Wallerstein ties major world wars in the world system (he does not believe that there was any one world system prior to the 16th Century, but if so, his rules may work in smaller regional subsystems like Europe and East Asia earlier) and are tied to 50-100 year Kondriatev Cycles of technological advancement and obselescence. Wallerstein's cycles tend to last anywhere from 70-100 years while Strauss & Howe's cycles are ideally 88 years. Well worth reading--and it will take a LOT of reading. World Systems theory has actually become a subdiscipline in historiography complete with it's own journal and discussion groups at history conferences. So far, it is not large enough to organize it's own learned society and hold it's own conference.

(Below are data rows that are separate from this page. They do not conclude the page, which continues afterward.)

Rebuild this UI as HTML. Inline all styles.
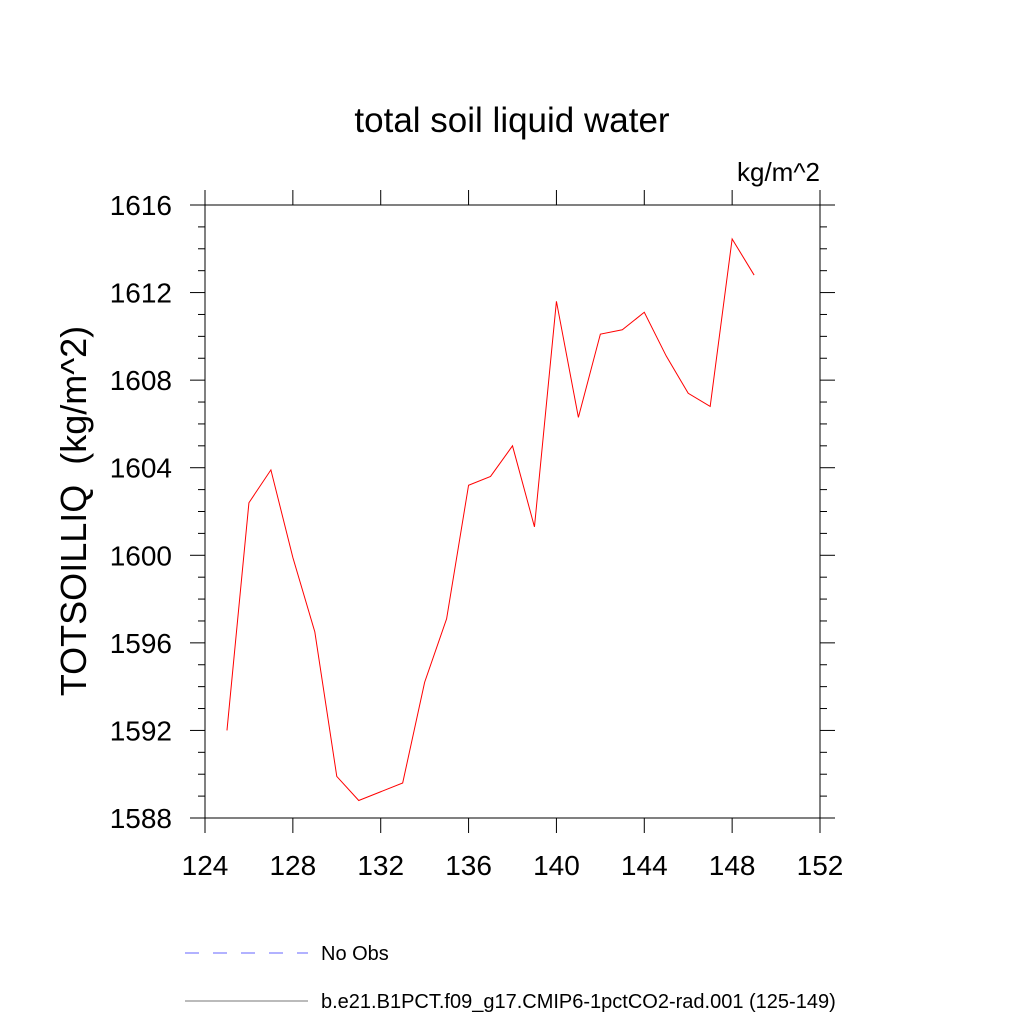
<!DOCTYPE html>
<html><head><meta charset="utf-8"><style>body{margin:0;background:#fff}svg{display:block}text{font-family:"Liberation Sans",sans-serif;fill:#000}</style></head>
<body>
<svg width="1024" height="1024">
<text x="512" y="132" font-size="35" text-anchor="middle">total soil liquid water</text>
<text x="820" y="181" font-size="26" text-anchor="end">kg/m^2</text>
<text transform="translate(86,511) rotate(-90)" font-size="36" text-anchor="middle">TOTSOILLIQ&#160;&#160;(kg/m^2)</text>
<rect x="205" y="205" width="615" height="613" fill="none" stroke="#000" stroke-width="1"/>
<g id="ticks"></g>
<polyline id="series" fill="none" stroke="#ff0000" stroke-width="1"/>
<line x1="185" y1="953" x2="308" y2="953" stroke="#6666ff" stroke-dasharray="14,14"/>
<text x="321" y="960" font-size="20">No Obs</text>
<line x1="185" y1="1001" x2="308" y2="1001" stroke="#777"/>
<text x="321" y="1008" font-size="20">b.e21.B1PCT.f09_g17.CMIP6-1pctCO2-rad.001 (125-149)</text>
</svg>
<script>
const years=[125,126,127,128,129,130,131,132,133,134,135,136,137,138,139,140,141,142,143,144,145,146,147,148,149];
const values=[1592.0,1602.4,1603.9,1599.9,1596.5,1589.9,1588.8,1589.2,1589.6,1594.2,1597.1,1603.2,1603.6,1605.0,1601.3,1611.6,1606.3,1610.1,1610.3,1611.1,1609.1,1607.4,1606.8,1614.45,1612.8];
const xTicks=[124,128,132,136,140,144,148,152];
const yTicks=[1588,1592,1596,1600,1604,1608,1612,1616];
const X=v=>205+(v-124)*(615/28), Y=v=>818-(v-1588)*(613/28);
const NS='http://www.w3.org/2000/svg', g=document.getElementById('ticks');
function ln(x1,y1,x2,y2,name){const l=document.createElementNS(NS,'line');l.setAttribute('x1',x1);l.setAttribute('y1',y1);l.setAttribute('x2',x2);l.setAttribute('y2',y2);l.setAttribute('stroke','#000');


g.appendChild(l);}
function tx(x,y,s,anchor,name){const t=document.createElementNS(NS,'text');t.setAttribute('x',x);t.setAttribute('y',y);t.setAttribute('font-size','28');t.setAttribute('text-anchor',anchor);t.textContent=s;


g.appendChild(t);}
xTicks.forEach(v=>{const x=X(v);ln(x,818,x,833,'x-tick');ln(x,205,x,190,'x-tick-top');tx(x,875,v,'middle','x-tick-label');});
for(let v=1588;v<=1616;v++){const y=Y(v);const major=(v%4===0);const L=major?15:7;ln(205,y,205-L,y,'y-tick');ln(820,y,820+L,y,'y-tick-right');if(major)tx(172,y+10,v,'end','y-tick-label');}
document.getElementById('series').setAttribute('points',years.map((yr,i)=>X(yr)+','+Y(values[i])).join(' '));
</script>
</body></html>
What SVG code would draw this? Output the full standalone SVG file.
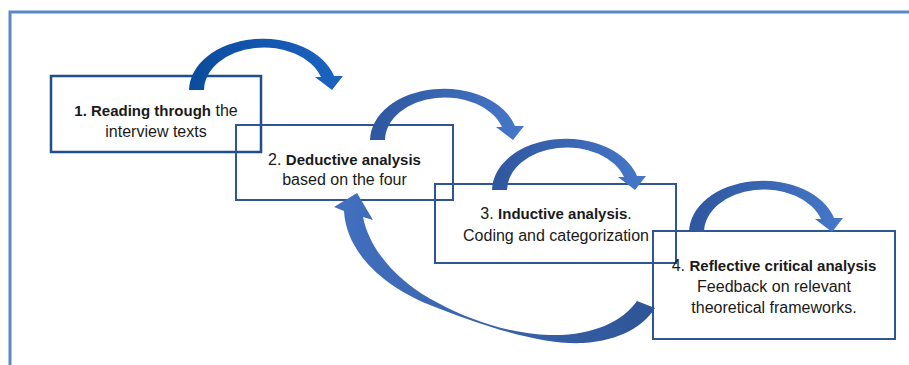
<svg xmlns="http://www.w3.org/2000/svg" xmlns:xlink="http://www.w3.org/1999/xlink" width="909" height="365" viewBox="0 0 909 365">
  <style>
    .box { fill: none; stroke: #2f5597; stroke-width: 2; }
    .box1 { stroke: #1f4e8c; stroke-width: 2.5; }
    .lbl { font-family: "Liberation Sans", Arial, sans-serif; font-size: 16px; fill: #1a1a1a; text-anchor: middle; }
    .b { font-weight: bold; font-size: 15px; }
  </style>
  <defs>
    <linearGradient id="g1" x1="0" y1="0" x2="1" y2="0">
      <stop offset="0" stop-color="#0b4b9b"/>
      <stop offset="1" stop-color="#1c63c2"/>
    </linearGradient>
    <linearGradient id="g2" x1="0" y1="0" x2="1" y2="0">
      <stop offset="0" stop-color="#2e579e"/>
      <stop offset="1" stop-color="#4677c9"/>
    </linearGradient>
    <linearGradient id="g3" x1="0" y1="0" x2="1" y2="0">
      <stop offset="0" stop-color="#4270bf"/>
      <stop offset="1" stop-color="#2f5597"/>
    </linearGradient>
    <path id="curve" d="M189,90 A74,52 0 0 1 334,76 L343,76 L332,90 L315,77 L321,77 A60,43 0 0 0 204,90 Z"/>
  </defs>

  <g id="frame">
    <rect x="10" y="12" width="1000" height="500" fill="none" stroke="#5a8ac6" stroke-width="3"/>
  </g>

  <g id="node1">
    <rect class="box box1" x="51" y="76" width="210" height="76"/>
    <text class="lbl" x="156" y="116"><tspan class="b">1. Reading through</tspan> the</text>
    <text class="lbl" x="156" y="137">interview texts</text>
  </g>

  <g id="node2">
    <rect class="box" x="236" y="125" width="217" height="75"/>
    <text class="lbl" x="344.5" y="165">2. <tspan class="b">Deductive analysis</tspan></text>
    <text class="lbl" x="344.5" y="185">based on the four</text>
  </g>

  <g id="node3">
    <rect class="box" x="435" y="184" width="241" height="79"/>
    <text class="lbl" x="556" y="219">3. <tspan class="b">Inductive analysis</tspan>.</text>
    <text class="lbl" x="556" y="241">Coding and categorization</text>
  </g>

  <g id="node4">
    <rect class="box" x="653" y="231" width="242" height="108"/>
    <text class="lbl" x="774" y="271">4. <tspan class="b">Reflective critical analysis</tspan></text>
    <text class="lbl" x="774" y="292">Feedback on relevant</text>
    <text class="lbl" x="774" y="313">theoretical frameworks.</text>
  </g>

  <g id="connectors">
    <use xlink:href="#curve" href="#curve" fill="url(#g1)"/>
    <use xlink:href="#curve" href="#curve" fill="url(#g2)" transform="translate(181,50)"/>
    <use xlink:href="#curve" href="#curve" fill="url(#g2)" transform="translate(303,100)"/>
    <use xlink:href="#curve" href="#curve" fill="url(#g2)" transform="translate(500,142)"/>
    <path id="back-arrow" fill="url(#g3)" d="M344,211 C346,250 380,285 430,305 C480,325 540,345 583,343 C620,341 645,325 655,308 L637,301 C622,322 592,336 550,335 C510,334 470,320 440,304 C400,284 370,252 363,217 L373,220 L357,193 L334,207 Z"/>
  </g>
</svg>
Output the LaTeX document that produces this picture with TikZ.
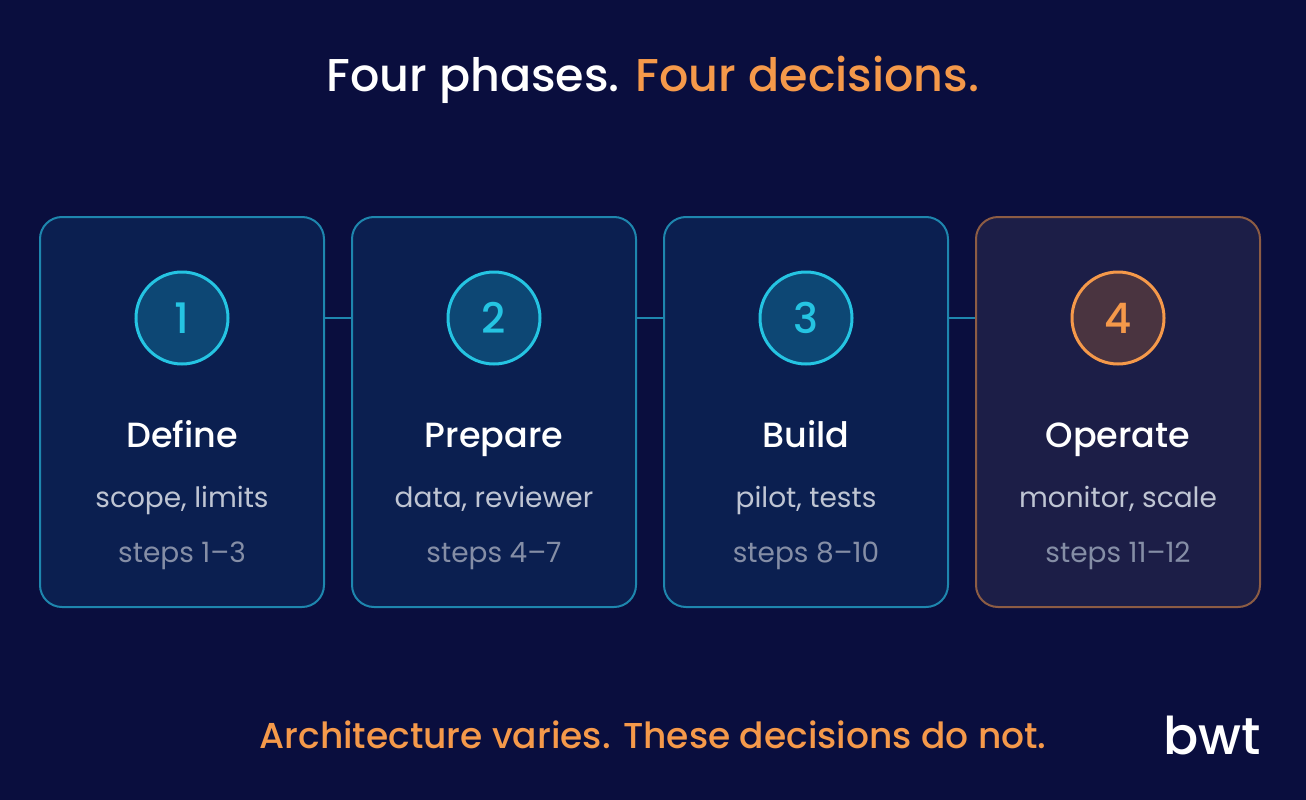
\documentclass[tikz,border=0pt]{standalone}
\usepackage{fontspec}
\setmainfont{Poppins}[BoldFont={Poppins Medium}]
\usetikzlibrary{positioning}
\definecolor{bgnavy}{HTML}{0A0E3E}
\definecolor{boxfill}{HTML}{0B1F50}
\definecolor{boxline}{HTML}{1E86AE}
\definecolor{ringfill}{HTML}{0D4774}
\definecolor{ringline}{HTML}{25C4E2}
\definecolor{accent}{HTML}{F5994A}
\definecolor{boxfillb}{HTML}{1C1E47}
\definecolor{boxlineb}{HTML}{8C5C44}
\definecolor{ringfillb}{HTML}{4A3440}
\definecolor{subgray}{HTML}{BFC5D3}
\definecolor{stepgray}{HTML}{858EA6}
\tikzset{every picture/.style={line width=0.75pt}}
\tikzset{
  phase/.style={draw=boxline, fill=boxfill, line width=2pt, rounded corners=22pt, minimum width=284pt, minimum height=390pt},
  ring/.style={circle, draw=ringline, fill=ringfill, line width=3pt, minimum size=92pt, text=ringline, font=\fontsize{42}{42}\selectfont\bfseries},
  hd/.style={anchor=base, text=white, font=\fontsize{35}{35}\selectfont\bfseries},
  sub/.style={anchor=base, text=subgray, font=\fontsize{28}{28}\selectfont},
  stp/.style={anchor=base, text=stepgray, font=\fontsize{28}{28}\selectfont},
}
\begin{document}
\begin{tikzpicture}[x=1pt,y=1pt,yscale=-1]
  \fill[bgnavy] (0,0) rectangle (1306,800);
  \useasboundingbox (0,0) rectangle (1306,800);
  % title
  \node[anchor=base] (title) at (653,92) {\fontsize{46}{46}\selectfont\bfseries\textcolor{white}{Four phases.} \textcolor{accent}{Four decisions.}};
  % phase boxes
  \node[phase] (b1) at (182,412) {};
  \node[phase] (b2) at (494,412) {};
  \node[phase] (b3) at (806,412) {};
  \node[phase, draw=boxlineb, fill=boxfillb] (b4) at (1118,412) {};
  % links
  \foreach \i/\j in {1/2,2/3,3/4}
    \draw[boxline, line width=2.5pt] ([yshift=-94pt]b\i.east) -- ([yshift=-94pt]b\j.west);
  % rings
  \node[ring] (r1) at (182,318) {1};
  \node[ring] (r2) at (494,318) {2};
  \node[ring] (r3) at (806,318) {3};
  \node[ring, draw=accent, fill=ringfillb, text=accent] (r4) at (1118,318) {4};
  % texts
  \node[hd] (h1) at (182,447) {Define};
  \node[hd] (h2) at (494,447) {Prepare};
  \node[hd] (h3) at (806,447) {Build};
  \node[hd] (h4) at (1118,447) {Operate};
  \node[sub] (s1) at (182,507) {scope, limits};
  \node[sub] (s2) at (494,507) {data, reviewer};
  \node[sub] (s3) at (806,507) {pilot, tests};
  \node[sub] (s4) at (1118,507) {monitor, scale};
  \node[stp] (t1) at (182,562) {steps 1–3};
  \node[stp] (t2) at (494,562) {steps 4–7};
  \node[stp] (t3) at (806,562) {steps 8–10};
  \node[stp] (t4) at (1118,562) {steps 11–12};
  % footer
  \node[anchor=base, text=accent, font=\fontsize{36}{36}\selectfont\bfseries] (foot) at (653,748) {Architecture varies. These decisions do not.};
  \node[anchor=base, text=white, font=\fontsize{52}{52}\selectfont\bfseries] (logo) at (1212,754) {bwt};
\end{tikzpicture}
\end{document}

My personal theory is that history contains both cyclical and progressive elements and that most progressive elements are technological--thus the Kondriatev Cycle. I think it is possible to progress and at least for historical moments, to attempt to create a social trance that holds back or reverses progress---until reality becomes intrusive enough that the social trance is broken. Sometimes the intrusion of reality can result in major wars.
What I am hoping for the future is that we avoid the creation of any one global system, at least long enough for humanity to profitably expand into the rest of the Solar System. Despite what environmentalists say, steady, sustainable, no-growth social systems are to be avoided as much as possible and may only make grudging sense in space habitats that must function as small ecologies amongst other space habitats doing the same thing. Because steady-state systems are both stagnant and inevitably become not only inequiitable but attempt to create social systems and trances that justify human inequality. China as the Middle Kingdom or Japan under seclusion are arch examples of this. Better a system that reamains loose and imperfect enough long enough that people who are so motivated can get off the Earth and possibly even expand Polynesian stye from Kuiper Belt object to Oort Cloud object and out of the solar system if they are so dissident that they are more comfortable being by themselves.